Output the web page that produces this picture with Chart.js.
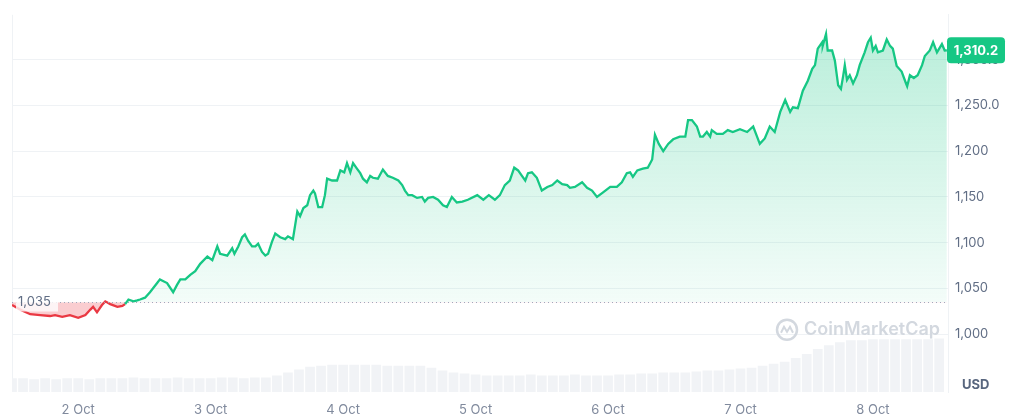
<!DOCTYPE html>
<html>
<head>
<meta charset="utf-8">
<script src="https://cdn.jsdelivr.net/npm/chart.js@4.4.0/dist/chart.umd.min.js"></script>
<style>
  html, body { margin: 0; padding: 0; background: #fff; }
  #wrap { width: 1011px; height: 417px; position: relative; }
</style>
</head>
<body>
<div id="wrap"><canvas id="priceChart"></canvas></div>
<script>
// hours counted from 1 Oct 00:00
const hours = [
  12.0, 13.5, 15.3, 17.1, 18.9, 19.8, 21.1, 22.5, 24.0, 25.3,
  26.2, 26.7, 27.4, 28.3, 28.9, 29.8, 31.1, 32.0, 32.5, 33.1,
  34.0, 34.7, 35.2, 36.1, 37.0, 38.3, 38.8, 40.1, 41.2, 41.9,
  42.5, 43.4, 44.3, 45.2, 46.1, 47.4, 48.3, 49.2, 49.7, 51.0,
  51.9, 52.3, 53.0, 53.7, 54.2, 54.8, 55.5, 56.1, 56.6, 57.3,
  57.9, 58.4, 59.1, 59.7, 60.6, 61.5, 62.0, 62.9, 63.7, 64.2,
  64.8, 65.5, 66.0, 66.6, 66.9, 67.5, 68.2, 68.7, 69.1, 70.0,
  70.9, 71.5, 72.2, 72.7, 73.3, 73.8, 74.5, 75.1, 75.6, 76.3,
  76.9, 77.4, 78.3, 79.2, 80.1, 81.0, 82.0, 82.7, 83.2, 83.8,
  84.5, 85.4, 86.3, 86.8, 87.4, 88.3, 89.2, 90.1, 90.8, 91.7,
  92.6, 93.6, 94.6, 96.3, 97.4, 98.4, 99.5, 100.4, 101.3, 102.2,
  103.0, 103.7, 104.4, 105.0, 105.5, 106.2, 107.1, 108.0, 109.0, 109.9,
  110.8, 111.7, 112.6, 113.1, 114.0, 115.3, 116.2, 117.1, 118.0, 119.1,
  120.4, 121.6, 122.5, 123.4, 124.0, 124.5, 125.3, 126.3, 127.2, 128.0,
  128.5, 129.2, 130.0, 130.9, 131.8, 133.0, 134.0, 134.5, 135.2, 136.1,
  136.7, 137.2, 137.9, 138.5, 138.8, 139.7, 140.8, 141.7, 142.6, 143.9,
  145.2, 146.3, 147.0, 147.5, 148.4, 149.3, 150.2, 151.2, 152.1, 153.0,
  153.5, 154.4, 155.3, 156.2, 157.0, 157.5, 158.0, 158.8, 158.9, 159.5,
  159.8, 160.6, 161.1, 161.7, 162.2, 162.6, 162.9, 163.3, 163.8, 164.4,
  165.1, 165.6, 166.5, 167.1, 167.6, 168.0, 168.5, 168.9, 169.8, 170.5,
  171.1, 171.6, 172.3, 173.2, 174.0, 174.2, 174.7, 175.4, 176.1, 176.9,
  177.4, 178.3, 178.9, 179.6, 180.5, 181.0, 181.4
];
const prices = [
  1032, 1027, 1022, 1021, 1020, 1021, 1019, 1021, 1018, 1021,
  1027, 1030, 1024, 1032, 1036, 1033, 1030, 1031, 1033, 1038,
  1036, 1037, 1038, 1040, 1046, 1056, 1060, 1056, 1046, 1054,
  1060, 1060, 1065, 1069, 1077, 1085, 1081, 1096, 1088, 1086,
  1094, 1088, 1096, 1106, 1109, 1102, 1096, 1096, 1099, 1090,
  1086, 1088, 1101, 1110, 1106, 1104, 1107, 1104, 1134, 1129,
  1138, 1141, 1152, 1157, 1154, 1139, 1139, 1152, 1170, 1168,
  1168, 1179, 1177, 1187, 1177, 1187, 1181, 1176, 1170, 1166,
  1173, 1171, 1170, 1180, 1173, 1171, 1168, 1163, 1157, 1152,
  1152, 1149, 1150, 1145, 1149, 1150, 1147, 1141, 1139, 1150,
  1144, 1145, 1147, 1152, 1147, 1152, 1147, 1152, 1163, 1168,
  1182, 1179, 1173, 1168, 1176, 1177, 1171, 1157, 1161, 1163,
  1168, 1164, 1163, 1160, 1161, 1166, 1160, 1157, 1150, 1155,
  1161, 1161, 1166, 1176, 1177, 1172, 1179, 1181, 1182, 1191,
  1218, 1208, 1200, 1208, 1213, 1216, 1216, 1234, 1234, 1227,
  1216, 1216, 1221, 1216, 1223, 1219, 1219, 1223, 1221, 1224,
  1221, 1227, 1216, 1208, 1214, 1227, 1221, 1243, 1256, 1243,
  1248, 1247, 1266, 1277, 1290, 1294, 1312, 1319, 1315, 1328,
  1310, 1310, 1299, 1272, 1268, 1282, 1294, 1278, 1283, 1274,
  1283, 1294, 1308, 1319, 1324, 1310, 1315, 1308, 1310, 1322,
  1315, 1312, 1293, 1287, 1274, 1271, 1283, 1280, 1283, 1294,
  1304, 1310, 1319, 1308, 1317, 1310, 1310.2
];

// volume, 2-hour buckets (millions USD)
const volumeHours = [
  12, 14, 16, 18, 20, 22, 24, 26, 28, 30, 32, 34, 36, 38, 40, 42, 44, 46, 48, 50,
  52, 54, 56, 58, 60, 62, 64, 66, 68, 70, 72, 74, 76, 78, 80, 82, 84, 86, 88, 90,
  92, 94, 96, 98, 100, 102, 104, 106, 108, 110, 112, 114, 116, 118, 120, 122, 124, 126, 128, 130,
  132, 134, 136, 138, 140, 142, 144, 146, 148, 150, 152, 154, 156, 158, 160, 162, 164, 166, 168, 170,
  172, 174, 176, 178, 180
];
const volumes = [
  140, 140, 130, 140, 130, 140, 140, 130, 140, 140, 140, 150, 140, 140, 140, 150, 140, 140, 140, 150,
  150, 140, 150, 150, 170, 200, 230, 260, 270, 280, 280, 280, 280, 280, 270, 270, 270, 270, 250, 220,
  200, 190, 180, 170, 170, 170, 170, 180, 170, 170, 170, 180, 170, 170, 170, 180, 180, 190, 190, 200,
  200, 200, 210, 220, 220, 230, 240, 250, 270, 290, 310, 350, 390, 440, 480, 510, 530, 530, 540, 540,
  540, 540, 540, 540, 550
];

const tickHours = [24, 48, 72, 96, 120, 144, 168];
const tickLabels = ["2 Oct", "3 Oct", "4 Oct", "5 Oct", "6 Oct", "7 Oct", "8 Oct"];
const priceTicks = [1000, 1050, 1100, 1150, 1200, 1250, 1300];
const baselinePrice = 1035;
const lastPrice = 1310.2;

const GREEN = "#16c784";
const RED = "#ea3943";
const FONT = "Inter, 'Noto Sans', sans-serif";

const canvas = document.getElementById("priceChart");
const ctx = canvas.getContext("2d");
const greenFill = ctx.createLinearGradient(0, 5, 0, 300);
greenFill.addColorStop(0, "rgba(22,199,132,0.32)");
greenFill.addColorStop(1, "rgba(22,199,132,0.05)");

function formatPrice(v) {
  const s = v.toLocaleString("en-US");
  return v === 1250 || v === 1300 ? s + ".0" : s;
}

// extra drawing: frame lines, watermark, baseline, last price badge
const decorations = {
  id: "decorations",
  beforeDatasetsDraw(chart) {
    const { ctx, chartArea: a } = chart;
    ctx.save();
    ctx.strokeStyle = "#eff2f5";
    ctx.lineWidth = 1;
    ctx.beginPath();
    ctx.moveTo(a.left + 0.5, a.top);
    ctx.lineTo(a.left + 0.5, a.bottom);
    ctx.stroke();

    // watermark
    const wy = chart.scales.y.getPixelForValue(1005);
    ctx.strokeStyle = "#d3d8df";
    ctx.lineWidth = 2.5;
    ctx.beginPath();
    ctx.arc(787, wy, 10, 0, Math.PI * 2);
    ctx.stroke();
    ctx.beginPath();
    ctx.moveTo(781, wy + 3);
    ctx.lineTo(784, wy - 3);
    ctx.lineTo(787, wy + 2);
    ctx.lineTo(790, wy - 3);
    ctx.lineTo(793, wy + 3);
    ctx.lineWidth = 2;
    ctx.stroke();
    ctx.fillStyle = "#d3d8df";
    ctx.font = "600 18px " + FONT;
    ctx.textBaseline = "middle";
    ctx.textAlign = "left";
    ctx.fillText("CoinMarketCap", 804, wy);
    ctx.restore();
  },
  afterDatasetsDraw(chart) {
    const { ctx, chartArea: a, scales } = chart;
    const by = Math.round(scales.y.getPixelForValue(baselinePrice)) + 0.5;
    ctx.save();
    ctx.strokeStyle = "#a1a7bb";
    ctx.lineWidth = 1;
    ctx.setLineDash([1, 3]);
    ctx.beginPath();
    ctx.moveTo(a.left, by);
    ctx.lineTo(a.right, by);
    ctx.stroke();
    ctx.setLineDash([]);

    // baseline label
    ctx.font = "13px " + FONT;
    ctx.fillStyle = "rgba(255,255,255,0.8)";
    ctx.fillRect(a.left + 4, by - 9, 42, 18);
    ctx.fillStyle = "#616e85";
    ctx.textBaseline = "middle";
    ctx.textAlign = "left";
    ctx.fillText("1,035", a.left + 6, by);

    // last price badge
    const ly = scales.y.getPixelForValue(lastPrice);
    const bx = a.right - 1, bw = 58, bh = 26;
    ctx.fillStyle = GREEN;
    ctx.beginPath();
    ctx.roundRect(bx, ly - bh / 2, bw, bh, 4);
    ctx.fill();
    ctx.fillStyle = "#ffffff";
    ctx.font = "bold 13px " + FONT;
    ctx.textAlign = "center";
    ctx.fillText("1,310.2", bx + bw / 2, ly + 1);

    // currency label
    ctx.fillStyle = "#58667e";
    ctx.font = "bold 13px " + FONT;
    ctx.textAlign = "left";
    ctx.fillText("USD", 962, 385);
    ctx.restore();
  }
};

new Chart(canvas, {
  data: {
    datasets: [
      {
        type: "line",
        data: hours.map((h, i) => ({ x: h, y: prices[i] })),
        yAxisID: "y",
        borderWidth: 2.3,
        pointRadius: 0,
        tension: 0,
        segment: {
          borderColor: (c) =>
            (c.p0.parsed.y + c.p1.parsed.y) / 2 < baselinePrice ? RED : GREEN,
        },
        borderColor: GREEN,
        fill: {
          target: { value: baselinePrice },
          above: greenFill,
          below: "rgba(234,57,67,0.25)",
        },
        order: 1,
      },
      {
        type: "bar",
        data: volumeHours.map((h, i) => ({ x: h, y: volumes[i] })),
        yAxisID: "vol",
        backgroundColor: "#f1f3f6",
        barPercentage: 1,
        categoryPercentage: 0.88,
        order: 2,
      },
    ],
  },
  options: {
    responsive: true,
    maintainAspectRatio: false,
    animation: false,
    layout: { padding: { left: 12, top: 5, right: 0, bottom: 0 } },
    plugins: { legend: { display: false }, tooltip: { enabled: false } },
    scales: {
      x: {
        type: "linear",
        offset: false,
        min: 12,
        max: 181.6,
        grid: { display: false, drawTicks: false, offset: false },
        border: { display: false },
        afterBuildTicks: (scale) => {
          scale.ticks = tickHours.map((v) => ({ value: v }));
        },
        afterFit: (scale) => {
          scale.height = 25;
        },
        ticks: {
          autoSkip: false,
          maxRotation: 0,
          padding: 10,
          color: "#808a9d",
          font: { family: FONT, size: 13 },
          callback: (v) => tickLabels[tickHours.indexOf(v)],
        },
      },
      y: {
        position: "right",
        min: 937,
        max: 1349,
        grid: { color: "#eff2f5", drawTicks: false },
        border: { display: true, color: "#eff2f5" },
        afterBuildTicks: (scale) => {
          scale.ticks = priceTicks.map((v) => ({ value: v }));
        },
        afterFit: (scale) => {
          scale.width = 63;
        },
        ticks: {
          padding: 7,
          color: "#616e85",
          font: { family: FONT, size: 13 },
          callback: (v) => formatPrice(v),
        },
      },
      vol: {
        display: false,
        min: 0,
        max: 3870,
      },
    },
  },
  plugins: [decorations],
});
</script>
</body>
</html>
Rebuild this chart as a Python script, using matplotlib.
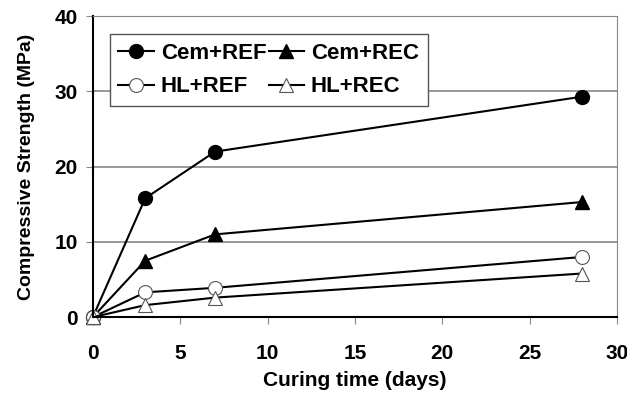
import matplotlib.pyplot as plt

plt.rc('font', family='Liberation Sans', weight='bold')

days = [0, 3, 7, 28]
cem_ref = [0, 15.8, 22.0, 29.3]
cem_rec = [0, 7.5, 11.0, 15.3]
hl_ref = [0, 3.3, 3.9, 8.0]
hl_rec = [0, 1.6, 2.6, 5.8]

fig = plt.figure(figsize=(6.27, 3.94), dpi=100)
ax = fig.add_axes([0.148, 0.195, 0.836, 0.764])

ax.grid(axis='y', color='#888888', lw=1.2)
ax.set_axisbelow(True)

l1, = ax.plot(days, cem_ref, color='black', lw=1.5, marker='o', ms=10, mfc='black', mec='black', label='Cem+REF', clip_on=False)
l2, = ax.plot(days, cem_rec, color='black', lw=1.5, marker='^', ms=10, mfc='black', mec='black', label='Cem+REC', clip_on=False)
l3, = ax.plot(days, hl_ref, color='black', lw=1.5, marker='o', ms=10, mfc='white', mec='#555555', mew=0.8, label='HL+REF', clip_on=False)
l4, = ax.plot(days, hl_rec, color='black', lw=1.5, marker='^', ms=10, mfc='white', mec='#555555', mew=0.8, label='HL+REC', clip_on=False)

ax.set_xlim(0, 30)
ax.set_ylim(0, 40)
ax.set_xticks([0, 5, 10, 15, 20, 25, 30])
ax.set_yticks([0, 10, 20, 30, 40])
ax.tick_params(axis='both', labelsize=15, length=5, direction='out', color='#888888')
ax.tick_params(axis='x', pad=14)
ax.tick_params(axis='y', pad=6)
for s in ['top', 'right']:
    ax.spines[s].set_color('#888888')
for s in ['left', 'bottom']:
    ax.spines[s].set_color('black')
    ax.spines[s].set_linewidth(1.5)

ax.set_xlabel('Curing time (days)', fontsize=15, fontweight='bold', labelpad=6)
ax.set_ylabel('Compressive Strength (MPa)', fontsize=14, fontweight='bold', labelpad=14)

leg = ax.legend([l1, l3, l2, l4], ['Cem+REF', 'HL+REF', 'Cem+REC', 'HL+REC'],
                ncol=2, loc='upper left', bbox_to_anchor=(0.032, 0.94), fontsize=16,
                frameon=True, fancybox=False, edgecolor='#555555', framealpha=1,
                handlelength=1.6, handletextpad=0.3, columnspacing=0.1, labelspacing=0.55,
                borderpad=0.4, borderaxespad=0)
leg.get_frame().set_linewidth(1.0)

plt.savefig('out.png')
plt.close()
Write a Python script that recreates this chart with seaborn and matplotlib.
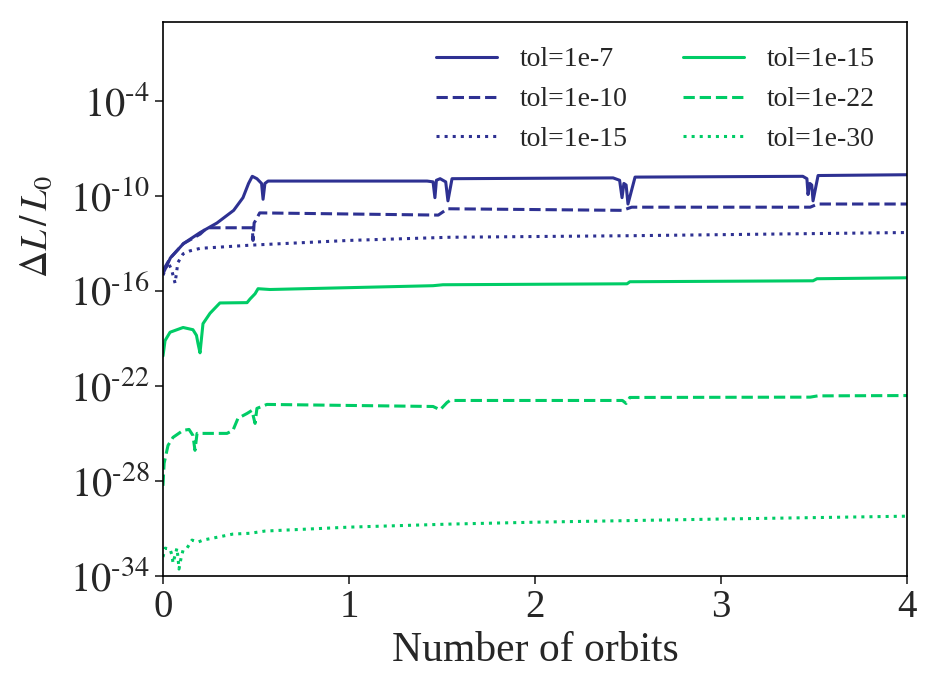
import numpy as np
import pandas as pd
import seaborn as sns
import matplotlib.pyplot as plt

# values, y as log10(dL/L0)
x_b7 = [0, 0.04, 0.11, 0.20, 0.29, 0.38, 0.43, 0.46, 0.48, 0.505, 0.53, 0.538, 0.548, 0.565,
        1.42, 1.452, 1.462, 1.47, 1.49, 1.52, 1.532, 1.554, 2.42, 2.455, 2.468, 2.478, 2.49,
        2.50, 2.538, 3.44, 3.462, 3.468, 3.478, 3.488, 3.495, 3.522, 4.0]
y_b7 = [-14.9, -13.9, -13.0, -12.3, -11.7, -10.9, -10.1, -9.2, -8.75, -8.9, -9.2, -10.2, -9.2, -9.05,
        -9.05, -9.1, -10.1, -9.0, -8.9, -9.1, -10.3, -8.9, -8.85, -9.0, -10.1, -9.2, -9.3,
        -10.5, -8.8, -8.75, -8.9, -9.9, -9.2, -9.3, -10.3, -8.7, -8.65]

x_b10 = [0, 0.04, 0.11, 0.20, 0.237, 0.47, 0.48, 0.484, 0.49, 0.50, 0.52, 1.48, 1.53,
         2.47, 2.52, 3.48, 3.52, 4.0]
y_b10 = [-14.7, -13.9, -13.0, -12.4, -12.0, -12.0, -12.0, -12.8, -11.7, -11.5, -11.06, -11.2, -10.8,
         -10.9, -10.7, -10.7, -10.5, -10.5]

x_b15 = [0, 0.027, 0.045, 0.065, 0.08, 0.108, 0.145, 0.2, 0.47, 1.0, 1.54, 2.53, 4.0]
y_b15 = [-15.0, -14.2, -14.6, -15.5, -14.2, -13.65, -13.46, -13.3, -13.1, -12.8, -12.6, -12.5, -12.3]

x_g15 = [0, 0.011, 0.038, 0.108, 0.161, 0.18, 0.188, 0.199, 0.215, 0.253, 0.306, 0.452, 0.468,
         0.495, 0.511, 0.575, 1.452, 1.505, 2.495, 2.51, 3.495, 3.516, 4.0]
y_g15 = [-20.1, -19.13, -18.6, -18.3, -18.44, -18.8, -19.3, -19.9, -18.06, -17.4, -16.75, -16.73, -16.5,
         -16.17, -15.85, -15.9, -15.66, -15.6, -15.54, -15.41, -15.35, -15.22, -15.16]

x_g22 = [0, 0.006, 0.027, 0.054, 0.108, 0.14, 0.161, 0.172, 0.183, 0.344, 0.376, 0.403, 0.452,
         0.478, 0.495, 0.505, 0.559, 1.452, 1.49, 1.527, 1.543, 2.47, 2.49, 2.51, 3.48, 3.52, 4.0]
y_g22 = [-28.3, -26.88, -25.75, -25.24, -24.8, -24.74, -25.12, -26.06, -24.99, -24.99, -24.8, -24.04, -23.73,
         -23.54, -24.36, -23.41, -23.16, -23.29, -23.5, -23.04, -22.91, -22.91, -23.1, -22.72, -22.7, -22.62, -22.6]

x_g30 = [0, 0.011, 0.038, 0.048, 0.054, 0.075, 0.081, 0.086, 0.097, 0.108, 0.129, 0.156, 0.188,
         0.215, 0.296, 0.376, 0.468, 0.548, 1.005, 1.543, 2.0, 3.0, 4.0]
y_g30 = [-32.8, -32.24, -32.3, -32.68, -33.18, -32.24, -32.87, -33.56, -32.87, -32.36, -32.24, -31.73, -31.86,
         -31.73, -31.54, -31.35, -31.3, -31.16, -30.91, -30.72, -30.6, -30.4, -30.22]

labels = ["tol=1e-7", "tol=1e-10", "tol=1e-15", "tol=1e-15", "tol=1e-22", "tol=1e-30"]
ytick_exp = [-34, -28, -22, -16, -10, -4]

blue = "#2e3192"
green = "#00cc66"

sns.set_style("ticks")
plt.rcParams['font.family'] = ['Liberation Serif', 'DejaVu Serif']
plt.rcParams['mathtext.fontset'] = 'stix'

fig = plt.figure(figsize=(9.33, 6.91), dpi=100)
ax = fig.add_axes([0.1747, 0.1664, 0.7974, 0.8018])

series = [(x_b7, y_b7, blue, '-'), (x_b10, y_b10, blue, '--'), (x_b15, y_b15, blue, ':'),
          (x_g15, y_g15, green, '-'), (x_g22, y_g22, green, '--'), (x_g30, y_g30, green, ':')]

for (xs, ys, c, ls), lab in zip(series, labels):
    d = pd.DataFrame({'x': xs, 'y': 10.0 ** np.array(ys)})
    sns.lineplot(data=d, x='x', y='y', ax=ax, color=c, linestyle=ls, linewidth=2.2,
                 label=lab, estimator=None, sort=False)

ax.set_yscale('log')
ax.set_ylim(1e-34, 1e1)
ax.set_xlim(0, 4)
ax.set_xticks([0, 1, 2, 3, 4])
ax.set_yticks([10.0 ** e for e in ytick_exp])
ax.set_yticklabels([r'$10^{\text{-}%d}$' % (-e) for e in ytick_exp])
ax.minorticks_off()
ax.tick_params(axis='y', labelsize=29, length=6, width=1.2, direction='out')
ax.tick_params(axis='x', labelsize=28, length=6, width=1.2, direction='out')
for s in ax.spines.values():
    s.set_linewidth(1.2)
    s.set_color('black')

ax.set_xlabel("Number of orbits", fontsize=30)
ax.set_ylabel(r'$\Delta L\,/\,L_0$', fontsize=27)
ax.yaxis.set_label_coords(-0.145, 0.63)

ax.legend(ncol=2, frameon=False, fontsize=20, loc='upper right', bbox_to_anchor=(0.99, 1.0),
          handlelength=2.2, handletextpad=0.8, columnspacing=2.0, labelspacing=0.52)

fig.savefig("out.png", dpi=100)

What you have to do:
Copy nothing but the lines above that run from the one with "Write a Python" to the one with "-10.5, -8.8, -8.75, -8.9, -9.9, -9.2, -9.3, -10.3, -8.7, -8.65]", ends included; pictures stay out.

Finished exercise:
Write a Python script that recreates this chart with seaborn and matplotlib.
import numpy as np
import pandas as pd
import seaborn as sns
import matplotlib.pyplot as plt

# values, y as log10(dL/L0)
x_b7 = [0, 0.04, 0.11, 0.20, 0.29, 0.38, 0.43, 0.46, 0.48, 0.505, 0.53, 0.538, 0.548, 0.565,
        1.42, 1.452, 1.462, 1.47, 1.49, 1.52, 1.532, 1.554, 2.42, 2.455, 2.468, 2.478, 2.49,
        2.50, 2.538, 3.44, 3.462, 3.468, 3.478, 3.488, 3.495, 3.522, 4.0]
y_b7 = [-14.9, -13.9, -13.0, -12.3, -11.7, -10.9, -10.1, -9.2, -8.75, -8.9, -9.2, -10.2, -9.2, -9.05,
        -9.05, -9.1, -10.1, -9.0, -8.9, -9.1, -10.3, -8.9, -8.85, -9.0, -10.1, -9.2, -9.3,
        -10.5, -8.8, -8.75, -8.9, -9.9, -9.2, -9.3, -10.3, -8.7, -8.65]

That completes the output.